* start *
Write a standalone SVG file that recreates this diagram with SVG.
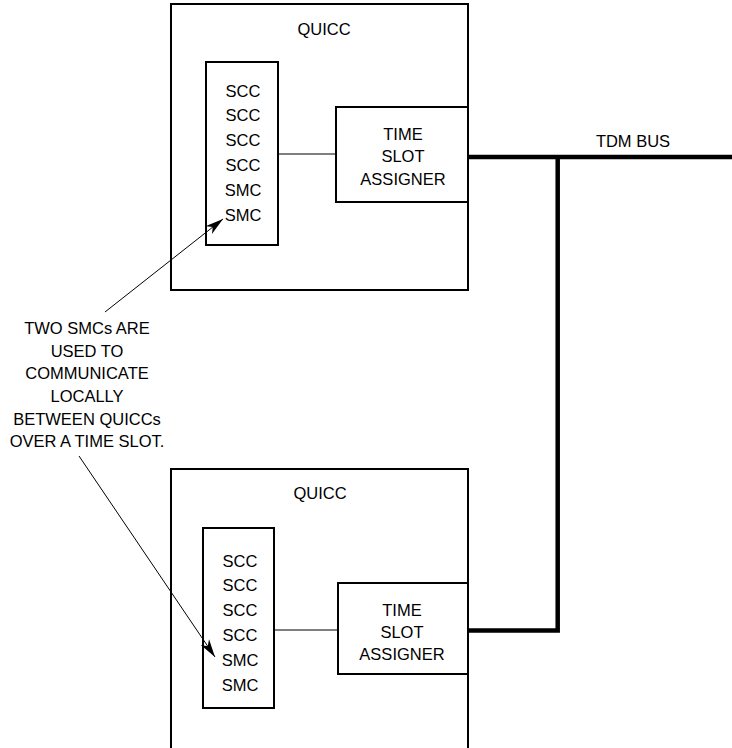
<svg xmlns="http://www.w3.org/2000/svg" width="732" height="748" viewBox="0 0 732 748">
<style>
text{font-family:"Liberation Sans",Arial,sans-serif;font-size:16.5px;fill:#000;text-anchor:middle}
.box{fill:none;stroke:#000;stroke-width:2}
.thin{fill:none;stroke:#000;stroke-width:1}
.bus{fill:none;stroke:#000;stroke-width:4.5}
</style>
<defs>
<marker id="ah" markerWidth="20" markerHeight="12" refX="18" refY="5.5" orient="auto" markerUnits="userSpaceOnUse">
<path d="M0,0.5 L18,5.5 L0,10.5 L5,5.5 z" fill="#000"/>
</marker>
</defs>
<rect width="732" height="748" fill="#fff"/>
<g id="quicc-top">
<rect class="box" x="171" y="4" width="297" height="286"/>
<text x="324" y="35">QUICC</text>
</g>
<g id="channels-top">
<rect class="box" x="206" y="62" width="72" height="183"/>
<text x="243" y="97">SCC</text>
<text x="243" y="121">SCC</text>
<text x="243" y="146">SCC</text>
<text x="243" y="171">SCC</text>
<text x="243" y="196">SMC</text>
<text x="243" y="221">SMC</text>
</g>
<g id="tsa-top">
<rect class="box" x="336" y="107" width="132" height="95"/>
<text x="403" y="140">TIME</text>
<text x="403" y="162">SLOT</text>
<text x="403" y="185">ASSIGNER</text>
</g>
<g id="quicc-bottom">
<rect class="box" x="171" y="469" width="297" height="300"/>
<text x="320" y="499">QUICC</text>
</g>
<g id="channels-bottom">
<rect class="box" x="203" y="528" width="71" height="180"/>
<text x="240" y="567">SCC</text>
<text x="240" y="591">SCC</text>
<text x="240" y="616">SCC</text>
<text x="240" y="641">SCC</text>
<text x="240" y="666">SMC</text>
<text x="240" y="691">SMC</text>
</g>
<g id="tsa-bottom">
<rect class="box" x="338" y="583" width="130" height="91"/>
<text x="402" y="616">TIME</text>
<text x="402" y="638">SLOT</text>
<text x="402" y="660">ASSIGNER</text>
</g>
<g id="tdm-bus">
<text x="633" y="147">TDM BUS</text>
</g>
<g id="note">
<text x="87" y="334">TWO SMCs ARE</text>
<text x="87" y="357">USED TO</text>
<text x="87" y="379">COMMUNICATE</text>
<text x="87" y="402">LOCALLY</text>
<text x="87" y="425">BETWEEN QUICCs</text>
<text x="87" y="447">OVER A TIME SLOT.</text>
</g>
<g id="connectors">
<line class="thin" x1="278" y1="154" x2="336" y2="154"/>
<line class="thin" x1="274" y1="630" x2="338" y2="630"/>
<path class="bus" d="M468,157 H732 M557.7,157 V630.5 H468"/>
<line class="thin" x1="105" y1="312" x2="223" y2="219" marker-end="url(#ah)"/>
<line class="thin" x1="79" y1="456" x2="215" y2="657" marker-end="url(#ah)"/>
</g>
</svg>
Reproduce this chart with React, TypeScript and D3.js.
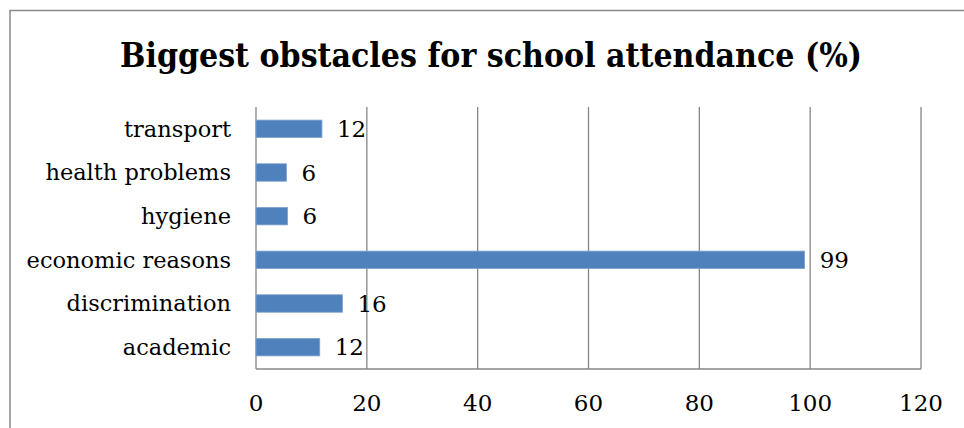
* end *
(EXERCISE REQUIREMENTS) Reproduce every entry word for word, but omit the pictures.

(PROBLEM SOLUTION)
Write a standalone SVG file that recreates this diagram with SVG.
<svg xmlns="http://www.w3.org/2000/svg" width="732" height="748" viewBox="0 0 732 748">
<style>
text{font-family:"Liberation Sans",Arial,sans-serif;font-size:16.5px;fill:#000;text-anchor:middle}
.box{fill:none;stroke:#000;stroke-width:2}
.thin{fill:none;stroke:#000;stroke-width:1}
.bus{fill:none;stroke:#000;stroke-width:4.5}
</style>
<defs>
<marker id="ah" markerWidth="20" markerHeight="12" refX="18" refY="5.5" orient="auto" markerUnits="userSpaceOnUse">
<path d="M0,0.5 L18,5.5 L0,10.5 L5,5.5 z" fill="#000"/>
</marker>
</defs>
<rect width="732" height="748" fill="#fff"/>
<g id="quicc-top">
<rect class="box" x="171" y="4" width="297" height="286"/>
<text x="324" y="35">QUICC</text>
</g>
<g id="channels-top">
<rect class="box" x="206" y="62" width="72" height="183"/>
<text x="243" y="97">SCC</text>
<text x="243" y="121">SCC</text>
<text x="243" y="146">SCC</text>
<text x="243" y="171">SCC</text>
<text x="243" y="196">SMC</text>
<text x="243" y="221">SMC</text>
</g>
<g id="tsa-top">
<rect class="box" x="336" y="107" width="132" height="95"/>
<text x="403" y="140">TIME</text>
<text x="403" y="162">SLOT</text>
<text x="403" y="185">ASSIGNER</text>
</g>
<g id="quicc-bottom">
<rect class="box" x="171" y="469" width="297" height="300"/>
<text x="320" y="499">QUICC</text>
</g>
<g id="channels-bottom">
<rect class="box" x="203" y="528" width="71" height="180"/>
<text x="240" y="567">SCC</text>
<text x="240" y="591">SCC</text>
<text x="240" y="616">SCC</text>
<text x="240" y="641">SCC</text>
<text x="240" y="666">SMC</text>
<text x="240" y="691">SMC</text>
</g>
<g id="tsa-bottom">
<rect class="box" x="338" y="583" width="130" height="91"/>
<text x="402" y="616">TIME</text>
<text x="402" y="638">SLOT</text>
<text x="402" y="660">ASSIGNER</text>
</g>
<g id="tdm-bus">
<text x="633" y="147">TDM BUS</text>
</g>
<g id="note">
<text x="87" y="334">TWO SMCs ARE</text>
<text x="87" y="357">USED TO</text>
<text x="87" y="379">COMMUNICATE</text>
<text x="87" y="402">LOCALLY</text>
<text x="87" y="425">BETWEEN QUICCs</text>
<text x="87" y="447">OVER A TIME SLOT.</text>
</g>
<g id="connectors">
<line class="thin" x1="278" y1="154" x2="336" y2="154"/>
<line class="thin" x1="274" y1="630" x2="338" y2="630"/>
<path class="bus" d="M468,157 H732 M557.7,157 V630.5 H468"/>
<line class="thin" x1="105" y1="312" x2="223" y2="219" marker-end="url(#ah)"/>
<line class="thin" x1="79" y1="456" x2="215" y2="657" marker-end="url(#ah)"/>
</g>
</svg>
Reproduce this chart with React, TypeScript and D3.js.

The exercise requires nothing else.